Man takes part in super-hot pepper food challenge, tears 2.5cm hole in his oesophagus

The man consumed the ghost pepper, considered the second hottest in the world

Man takes part in super-hot pepper food challenge, tears 2.5cm hole in his oesophagus


A San Francisco man who entered an eating contest involving super hot ghost peppers – the spicy vegetable that until recently was considered the hottest in the world – ended up burning a 2.5cm hole in his oesophagus, according to doctors. The man had eaten a burger laced with a purée of the bhut jolokia pepper, a thumb-sized red vegetable with more than twice the heat of a habanero pepper.

Showing up in the emergency department of a hospital after consuming the pepper, the man was complaining of severe abdominal and chest pain that led to violent retching and vomiting, according to a report published recently in The Journal of Emergency Medicine.

After undergoing CT scans and chest x-rays, doctors were alerted to the possibility of a “spontaneous oesophageal perforation.” The patient, who has not been publicly identified, was taken immediately to an operating theatre, where he was found to be suffering from a tear in his gullet. Fluid and “food debris” was found in the year, according to his doctors.

The man required the use of a feeding tube for 13 days and spent a total of 23 days in the hospital.

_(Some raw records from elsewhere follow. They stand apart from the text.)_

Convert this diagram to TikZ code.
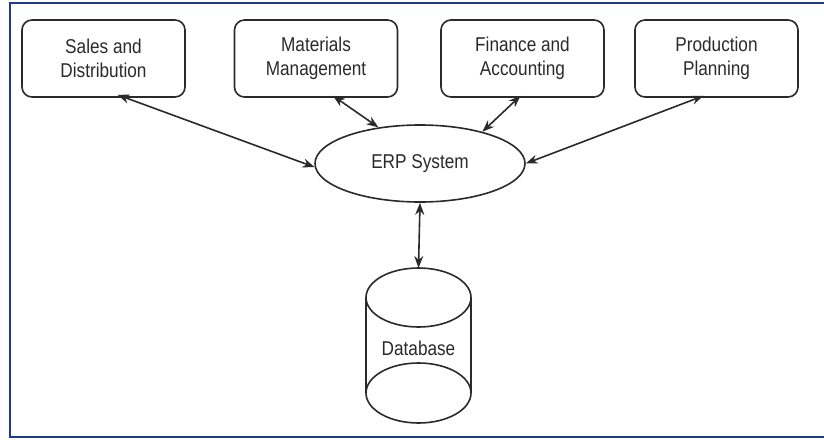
\documentclass[tikz,border=0pt]{standalone}
\usepackage{fontspec}
\setmainfont{Liberation Sans}
\newfontfamily\narrowsans[FakeStretch=0.86]{Liberation Sans}
\usetikzlibrary{shapes.geometric,arrows.meta,calc}
\definecolor{frameblue}{HTML}{1E3C82}
\definecolor{ink}{HTML}{2A2A2A}
\tikzset{
  lbl/.style={text=ink, font=\narrowsans\fontsize{20}{24}\selectfont},
  modbox/.style={lbl, draw=ink, line width=1.6pt, rounded corners=10pt, minimum width=163pt, minimum height=77pt, inner sep=0pt, align=center},
  erpnode/.style={lbl, draw=ink, line width=1.6pt, ellipse, minimum width=210pt, minimum height=77pt, inner sep=0pt},
  link/.style={draw=ink, line width=1.6pt, {Stealth[length=12pt,width=9pt]}-{Stealth[length=12pt,width=9pt]}},
}
\begin{document}
\begin{tikzpicture}[x=1pt,y=-1pt]
\useasboundingbox (0,0) rectangle (824,439);
\draw[frameblue, line width=2pt] (840,3) -- (10,3) -- (10,437) -- (840,437);
\node[modbox] (sales) at (103.5,58.5) {Sales and\\Distribution};
\node[modbox] (mat) at (316,58.5) {Materials\\Management};
\node[modbox] (fin) at (522.5,58.5) {Finance and\\Accounting};
\node[modbox] (prod) at (716.5,58.5) {Production\\Planning};
\node[erpnode] (erp) at (420,163.5) {ERP System};
% database cylinder
\draw[ink, line width=1.6pt] (418.5,297.5) ellipse [x radius=52.5, y radius=29.5];
\draw[ink, line width=1.6pt] (366,297.5) -- (366,393) arc[start angle=180, end angle=360, x radius=52.5, y radius=30] -- (471,297.5);
\draw[ink, line width=1.6pt] (366,393) arc[start angle=180, end angle=0, x radius=52.5, y radius=30];
\coordinate (dbtop) at (418.5,268);
\node[lbl] (db) at (418.5,348) {Database};
% connectors
\draw[link] ($(sales.south)+(14,-3)$) -- (erp.182);
\draw[link] ($(mat.south)+(17,-2)$) -- (erp.139);
\draw[link] ($(fin.south)+(-2,-2)$) -- (erp.27);
\draw[link] ($(prod.south)+(-13,-2)$) -- (erp.east);
\draw[link] (erp.south) -- (dbtop);
\end{tikzpicture}
\end{document}
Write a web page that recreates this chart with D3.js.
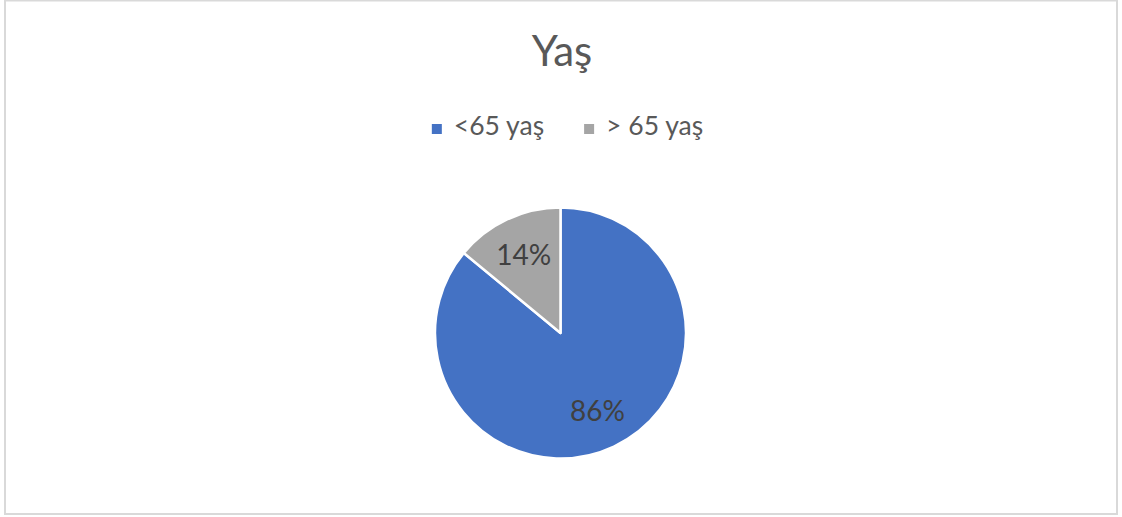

Oesophageal tears, while rare, are extremely dangerous, and pose a serious risk of death. The oesophagus is torn by the force of the vomiting and retching and is named Boerhaave’s Syndrome, in honour of the 18th century Dutch physician who first observed it when his patient died after throwing up a gluttonous lunch.

The ghost pepper’s heat is measured at 1m units on the Scoville scale, a measure of capsaicin, the chemical compound responsible for giving peppers and chillies their heat. A regular red pepper sold in supermarkets rates as a zero on the Scoville scale, with jalapeños coming somewhere between 2,500 and 8,000 units. The world record holder, the Carolina Reaper, stands at 1.5m units, while pepper spray used by police officers hits 5m.

The researchers writing about the case claimed that it should be looked at as a warning about fad food stunts that pose potential health risks.

“Food challenges have become common among social media, including the infamous cinnamon challenge,” they said, in reference to the 2012 YouTube stunt that saw thousands of people trying to swallow a spoonful of the spice, with at least one case of a collapsed lung reported.

“This [ghost pepper] case serves as an important reminder of a potentially life-threatening surgical emergency that was initially interpreted as discomfort after a large spicy meal.”